Ethereum's native solution, Danksharding, is the final stage of its scaling roadmap. It uses "blobs" and a technique called Data Availability Sampling (DAS) to increase network capacity. DAS allows small, low-power nodes to verify that all data is present by checking random small chunks, providing a mathematical guarantee of data availability and ensuring the protocol remains decentralized. However, as thousands of new chains emerge, even these dedicated data lanes are reaching capacity.

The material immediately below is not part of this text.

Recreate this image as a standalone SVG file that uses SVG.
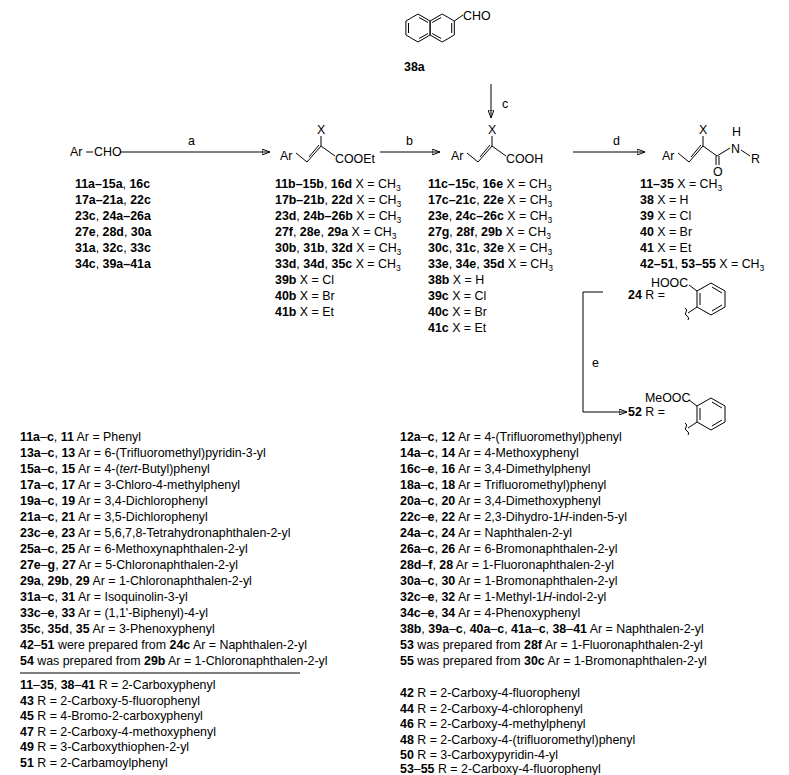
<svg xmlns="http://www.w3.org/2000/svg" width="789" height="775" viewBox="0 0 789 775">
<defs>
<marker id="ah" markerWidth="8" markerHeight="6" refX="8" refY="3" orient="auto" markerUnits="userSpaceOnUse"><path d="M0,0 L8,3 L0,6 z" fill="#000"/></marker>
</defs>
<style>
text{font-family:"Liberation Sans",Arial,sans-serif;font-size:12.4px;fill:#000}
.b{font-weight:bold}
.s{font-size:8.5px}
line,polyline,polygon,path{stroke:#000;stroke-width:1;fill:none}
.arr{marker-end:url(#ah)}
</style>
<rect width="789" height="775" fill="#fff"/>
<g id="n38a">
<polygon points="418,14 430.1,21 430.1,35 418,42 405.9,35 405.9,21"/>
<polygon points="442.2,14 454.3,21 454.3,35 442.2,42 430.1,35 430.1,21"/>
<line x1="408.5" y1="23" x2="408.5" y2="33"/><line x1="419" y1="17.5" x2="428" y2="22.5"/><line x1="419" y1="38.5" x2="428" y2="33.5"/>
<line x1="451.7" y1="23" x2="451.7" y2="33"/><line x1="441.2" y1="17.5" x2="432.2" y2="22.5"/><line x1="441.2" y1="38.5" x2="432.2" y2="33.5"/>
<line x1="454.3" y1="21" x2="463" y2="15"/>
<text x="463" y="20">CHO</text>
<text x="404" y="71" class="b">38a</text>
</g>
<g id="connectors">
<line x1="491" y1="84" x2="491" y2="118" class="arr"/><text x="502" y="108">c</text>
<line x1="120" y1="152" x2="270" y2="152" class="arr"/><text x="188" y="145">a</text>
<line x1="380" y1="152" x2="440" y2="152" class="arr"/><text x="406" y="145">b</text>
<line x1="573" y1="152" x2="645" y2="152" class="arr"/><text x="613" y="145">d</text>
<polyline points="603,292 583,292 583,412"/>
<line x1="583" y1="412" x2="627" y2="412" class="arr"/><text x="592" y="367">e</text>
</g>
<g id="aldehyde">
<text x="70" y="156">Ar</text><line x1="86" y1="152" x2="93" y2="152"/><text x="94" y="156">CHO</text>
<text class="b" x="75" y="188">11a–15a<tspan font-weight="normal">, </tspan>16c</text>
<text class="b" x="75" y="204">17a–21a<tspan font-weight="normal">, </tspan>22c</text>
<text class="b" x="75" y="220">23c<tspan font-weight="normal">, </tspan>24a–26a</text>
<text class="b" x="75" y="236">27e<tspan font-weight="normal">, </tspan>28d<tspan font-weight="normal">, </tspan>30a</text>
<text class="b" x="75" y="252">31a<tspan font-weight="normal">, </tspan>32c<tspan font-weight="normal">, </tspan>33c</text>
<text class="b" x="75" y="268">34c<tspan font-weight="normal">, </tspan>39a–41a</text>
</g>
<g id="ester">
<text x="280" y="160">Ar</text>
<polyline points="296,153 307,162 321,146 335,156"/><line x1="309" y1="157" x2="319" y2="145"/>
<line x1="321" y1="146" x2="321" y2="136"/><text x="317" y="134">X</text>
<text x="335" y="163">COOEt</text>
<text x="275" y="188"><tspan class="b">11b–15b</tspan>, <tspan class="b">16d</tspan> X = CH<tspan class="s" dy="3">3</tspan></text>
<text x="275" y="204"><tspan class="b">17b–21b</tspan>, <tspan class="b">22d</tspan> X = CH<tspan class="s" dy="3">3</tspan></text>
<text x="275" y="220"><tspan class="b">23d</tspan>, <tspan class="b">24b–26b</tspan> X = CH<tspan class="s" dy="3">3</tspan></text>
<text x="275" y="236"><tspan class="b">27f</tspan>, <tspan class="b">28e</tspan>, <tspan class="b">29a</tspan> X = CH<tspan class="s" dy="3">3</tspan></text>
<text x="275" y="252"><tspan class="b">30b</tspan>, <tspan class="b">31b</tspan>, <tspan class="b">32d</tspan> X = CH<tspan class="s" dy="3">3</tspan></text>
<text x="275" y="268"><tspan class="b">33d</tspan>, <tspan class="b">34d</tspan>, <tspan class="b">35c</tspan> X = CH<tspan class="s" dy="3">3</tspan></text>
<text x="275" y="284"><tspan class="b">39b</tspan> X = Cl</text>
<text x="275" y="300"><tspan class="b">40b</tspan> X = Br</text>
<text x="275" y="316"><tspan class="b">41b</tspan> X = Et</text>
</g>
<g id="acid">
<text x="451" y="160">Ar</text>
<polyline points="467,153 478,162 492,146 506,156"/><line x1="480" y1="157" x2="490" y2="145"/>
<line x1="492" y1="146" x2="492" y2="136"/><text x="488" y="134">X</text>
<text x="506" y="163">COOH</text>
<text x="428" y="188"><tspan class="b">11c–15c</tspan>, <tspan class="b">16e</tspan> X = CH<tspan class="s" dy="3">3</tspan></text>
<text x="428" y="204"><tspan class="b">17c–21c</tspan>, <tspan class="b">22e</tspan> X = CH<tspan class="s" dy="3">3</tspan></text>
<text x="428" y="220"><tspan class="b">23e</tspan>, <tspan class="b">24c–26c</tspan> X = CH<tspan class="s" dy="3">3</tspan></text>
<text x="428" y="236"><tspan class="b">27g</tspan>, <tspan class="b">28f</tspan>, <tspan class="b">29b</tspan> X = CH<tspan class="s" dy="3">3</tspan></text>
<text x="428" y="252"><tspan class="b">30c</tspan>, <tspan class="b">31c</tspan>, <tspan class="b">32e</tspan> X = CH<tspan class="s" dy="3">3</tspan></text>
<text x="428" y="268"><tspan class="b">33e</tspan>, <tspan class="b">34e</tspan>, <tspan class="b">35d</tspan> X = CH<tspan class="s" dy="3">3</tspan></text>
<text x="428" y="284"><tspan class="b">38b</tspan> X = H</text>
<text x="428" y="300"><tspan class="b">39c</tspan> X = Cl</text>
<text x="428" y="316"><tspan class="b">40c</tspan> X = Br</text>
<text x="428" y="332"><tspan class="b">41c</tspan> X = Et</text>
</g>
<g id="amide">
<text x="662" y="160">Ar</text>
<polyline points="678,153 689,162 703,146 717,156 730,148"/><line x1="691" y1="157" x2="701" y2="145"/>
<line x1="703" y1="146" x2="703" y2="136"/><text x="699" y="134">X</text>
<line x1="716" y1="156" x2="716" y2="165"/><line x1="719" y1="156" x2="719" y2="165"/>
<text x="713" y="176">O</text>
<text x="731" y="153">N</text><text x="732" y="136">H</text>
<line x1="741" y1="150" x2="750" y2="156"/>
<text x="751" y="163">R</text>
<text x="640" y="188"><tspan class="b">11–35</tspan> X = CH<tspan class="s" dy="3">3</tspan></text>
<text x="640" y="204"><tspan class="b">38</tspan> X = H</text>
<text x="640" y="220"><tspan class="b">39</tspan> X = Cl</text>
<text x="640" y="236"><tspan class="b">40</tspan> X = Br</text>
<text x="640" y="252"><tspan class="b">41</tspan> X = Et</text>
<text x="640" y="268"><tspan class="b">42–51</tspan>, <tspan class="b">53–55</tspan> X = CH<tspan class="s" dy="3">3</tspan></text>
</g>
<g id="r24">
<text x="628" y="299"><tspan class="b">24</tspan> R =</text>
<polygon points="711,283 725,291 725,307 711,315 697,307 697,291"/>
<line x1="700" y1="293" x2="700" y2="305"/><line x1="712" y1="287" x2="722" y2="293"/><line x1="712" y1="311" x2="722" y2="305"/>
<line x1="697" y1="291" x2="689" y2="285"/><text x="651" y="287">HOOC</text>
<line x1="697" y1="307" x2="688" y2="313"/><path d="M685,308 q3,2 1,4 q-2,2 1,4 q3,2 1,4"/>
</g>
<g id="r52">
<text x="628" y="416"><tspan class="b">52</tspan> R =</text>
<polygon points="711,398 725,406 725,422 711,430 697,422 697,406"/>
<line x1="700" y1="408" x2="700" y2="420"/><line x1="712" y1="402" x2="722" y2="408"/><line x1="712" y1="426" x2="722" y2="420"/>
<line x1="697" y1="406" x2="689" y2="400"/><text x="645" y="402">MeOOC</text>
<line x1="697" y1="422" x2="688" y2="428"/><path d="M685,423 q3,2 1,4 q-2,2 1,4 q3,2 1,4"/>
</g>
<g id="legend">
<text x="20" y="441"><tspan class="b">11a</tspan>–<tspan class="b">c</tspan>, <tspan class="b">11</tspan> Ar = Phenyl</text>
<text x="20" y="457"><tspan class="b">13a</tspan>–<tspan class="b">c</tspan>, <tspan class="b">13</tspan> Ar = 6-(Trifluoromethyl)pyridin-3-yl</text>
<text x="20" y="473"><tspan class="b">15a</tspan>–<tspan class="b">c</tspan>, <tspan class="b">15</tspan> Ar = 4-(<tspan font-style="italic">tert</tspan>-Butyl)phenyl</text>
<text x="20" y="489"><tspan class="b">17a</tspan>–<tspan class="b">c</tspan>, <tspan class="b">17</tspan> Ar = 3-Chloro-4-methylphenyl</text>
<text x="20" y="505"><tspan class="b">19a</tspan>–<tspan class="b">c</tspan>, <tspan class="b">19</tspan> Ar = 3,4-Dichlorophenyl</text>
<text x="20" y="521"><tspan class="b">21a</tspan>–<tspan class="b">c</tspan>, <tspan class="b">21</tspan> Ar = 3,5-Dichlorophenyl</text>
<text x="20" y="537"><tspan class="b">23c</tspan>–<tspan class="b">e</tspan>, <tspan class="b">23</tspan> Ar = 5,6,7,8-Tetrahydronaphthalen-2-yl</text>
<text x="20" y="553"><tspan class="b">25a</tspan>–<tspan class="b">c</tspan>, <tspan class="b">25</tspan> Ar = 6-Methoxynaphthalen-2-yl</text>
<text x="20" y="569"><tspan class="b">27e</tspan>–<tspan class="b">g</tspan>, <tspan class="b">27</tspan> Ar = 5-Chloronaphthalen-2-yl</text>
<text x="20" y="585"><tspan class="b">29a</tspan>, <tspan class="b">29b</tspan>, <tspan class="b">29</tspan> Ar = 1-Chloronaphthalen-2-yl</text>
<text x="20" y="601"><tspan class="b">31a</tspan>–<tspan class="b">c</tspan>, <tspan class="b">31</tspan> Ar = Isoquinolin-3-yl</text>
<text x="20" y="617"><tspan class="b">33c</tspan>–<tspan class="b">e</tspan>, <tspan class="b">33</tspan> Ar = (1,1'-Biphenyl)-4-yl</text>
<text x="20" y="633"><tspan class="b">35c</tspan>, <tspan class="b">35d</tspan>, <tspan class="b">35</tspan> Ar = 3-Phenoxyphenyl</text>
<text x="20" y="649"><tspan class="b">42</tspan>–<tspan class="b">51</tspan> were prepared from <tspan class="b">24c</tspan>  Ar = Naphthalen-2-yl</text>
<text x="20" y="665"><tspan class="b">54</tspan> was prepared from <tspan class="b">29b</tspan> Ar = 1-Chloronaphthalen-2-yl</text>
<text x="400" y="441"><tspan class="b">12a</tspan>–<tspan class="b">c</tspan>, <tspan class="b">12</tspan> Ar = 4-(Trifluoromethyl)phenyl</text>
<text x="400" y="457"><tspan class="b">14a</tspan>–<tspan class="b">c</tspan>, <tspan class="b">14</tspan> Ar = 4-Methoxyphenyl</text>
<text x="400" y="473"><tspan class="b">16c</tspan>–<tspan class="b">e</tspan>, <tspan class="b">16</tspan> Ar = 3,4-Dimethylphenyl</text>
<text x="400" y="489"><tspan class="b">18a</tspan>–<tspan class="b">c</tspan>, <tspan class="b">18</tspan> Ar = Trifluoromethyl)phenyl</text>
<text x="400" y="505"><tspan class="b">20a</tspan>–<tspan class="b">c</tspan>, <tspan class="b">20</tspan> Ar = 3,4-Dimethoxyphenyl</text>
<text x="400" y="521"><tspan class="b">22c</tspan>–<tspan class="b">e</tspan>, <tspan class="b">22</tspan> Ar = 2,3-Dihydro-1<tspan font-style="italic">H</tspan>-inden-5-yl</text>
<text x="400" y="537"><tspan class="b">24a</tspan>–<tspan class="b">c</tspan>, <tspan class="b">24</tspan> Ar = Naphthalen-2-yl</text>
<text x="400" y="553"><tspan class="b">26a</tspan>–<tspan class="b">c</tspan>, <tspan class="b">26</tspan> Ar = 6-Bromonaphthalen-2-yl</text>
<text x="400" y="569"><tspan class="b">28d</tspan>–<tspan class="b">f</tspan>, <tspan class="b">28</tspan> Ar = 1-Fluoronaphthalen-2-yl</text>
<text x="400" y="585"><tspan class="b">30a</tspan>–<tspan class="b">c</tspan>, <tspan class="b">30</tspan> Ar = 1-Bromonaphthalen-2-yl</text>
<text x="400" y="601"><tspan class="b">32c</tspan>–<tspan class="b">e</tspan>, <tspan class="b">32</tspan> Ar = 1-Methyl-1<tspan font-style="italic">H</tspan>-indol-2-yl</text>
<text x="400" y="617"><tspan class="b">34c</tspan>–<tspan class="b">e</tspan>, <tspan class="b">34</tspan> Ar = 4-Phenoxyphenyl</text>
<text x="400" y="633"><tspan class="b">38b</tspan>, <tspan class="b">39a</tspan>–<tspan class="b">c</tspan>, <tspan class="b">40a</tspan>–<tspan class="b">c</tspan>, <tspan class="b">41a</tspan>–<tspan class="b">c</tspan>, <tspan class="b">38</tspan>–<tspan class="b">41</tspan> Ar = Naphthalen-2-yl</text>
<text x="400" y="649"><tspan class="b">53</tspan> was prepared from <tspan class="b">28f</tspan> Ar = 1-Fluoronaphthalen-2-yl</text>
<text x="400" y="665"><tspan class="b">55</tspan> was prepared from <tspan class="b">30c</tspan> Ar = 1-Bromonaphthalen-2-yl</text>
<line x1="20" y1="673" x2="300" y2="673"/>
<text x="20" y="689"><tspan class="b">11</tspan>–<tspan class="b">35</tspan>, <tspan class="b">38</tspan>–<tspan class="b">41</tspan> R = 2-Carboxyphenyl</text>
<text x="20" y="705"><tspan class="b">43</tspan> R = 2-Carboxy-5-fluorophenyl</text>
<text x="20" y="720"><tspan class="b">45</tspan> R = 4-Bromo-2-carboxyphenyl</text>
<text x="20" y="736"><tspan class="b">47</tspan> R = 2-Carboxy-4-methoxyphenyl</text>
<text x="20" y="751"><tspan class="b">49</tspan> R = 3-Carboxythiophen-2-yl</text>
<text x="20" y="767"><tspan class="b">51</tspan> R = 2-Carbamoylphenyl</text>
<text x="400" y="697"><tspan class="b">42</tspan> R = 2-Carboxy-4-fluorophenyl</text>
<text x="400" y="713"><tspan class="b">44</tspan> R = 2-Carboxy-4-chlorophenyl</text>
<text x="400" y="728"><tspan class="b">46</tspan> R = 2-Carboxy-4-methylphenyl</text>
<text x="400" y="744"><tspan class="b">48</tspan> R = 2-Carboxy-4-(trifluoromethyl)phenyl</text>
<text x="400" y="759"><tspan class="b">50</tspan> R = 3-Carboxypyridin-4-yl</text>
<text x="400" y="773"><tspan class="b">53</tspan>–<tspan class="b">55</tspan> R = 2-Carboxy-4-fluorophenyl</text>
</g>
</svg>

In contrast, EigenDA takes a different approach by focusing on "restaking." It allows existing Ethereum validators to opt into securing its network using their staked ETH, creating a massive pool of borrowed economic security. Data is erasure-coded and dispersed among a committee of operators who sign attestations. This model decouples data storage from slower global consensus, enabling staggering throughput speeds often exceeding 100MB per second, far beyond current mainnet blob limits.

The core trade-off lies in security versus speed and cost predictability. Danksharding, integrated directly into Ethereum's core, offers maximum security and censorship resistance. EigenDA provides much higher raw bandwidth at a lower cost and allows rollups to reserve bandwidth for predictable, flat fees—a crucial feature for enterprise applications. However, using EigenDA means accepting the trust assumptions of its committee-based model, where security relies on the economic slashing of operators' staked ETH rather than a zero-trust mathematical proof.

This competition signifies a move past "one-size-fits-all" scaling into a world of specialized infrastructure. High-frequency trading or AI dApps may prioritize EigenDA's speed today, while applications requiring absolute censorship resistance may wait for full Danksharding. Ultimately, the battle between these two visions is driving a faster and cheaper blockchain experience for end users.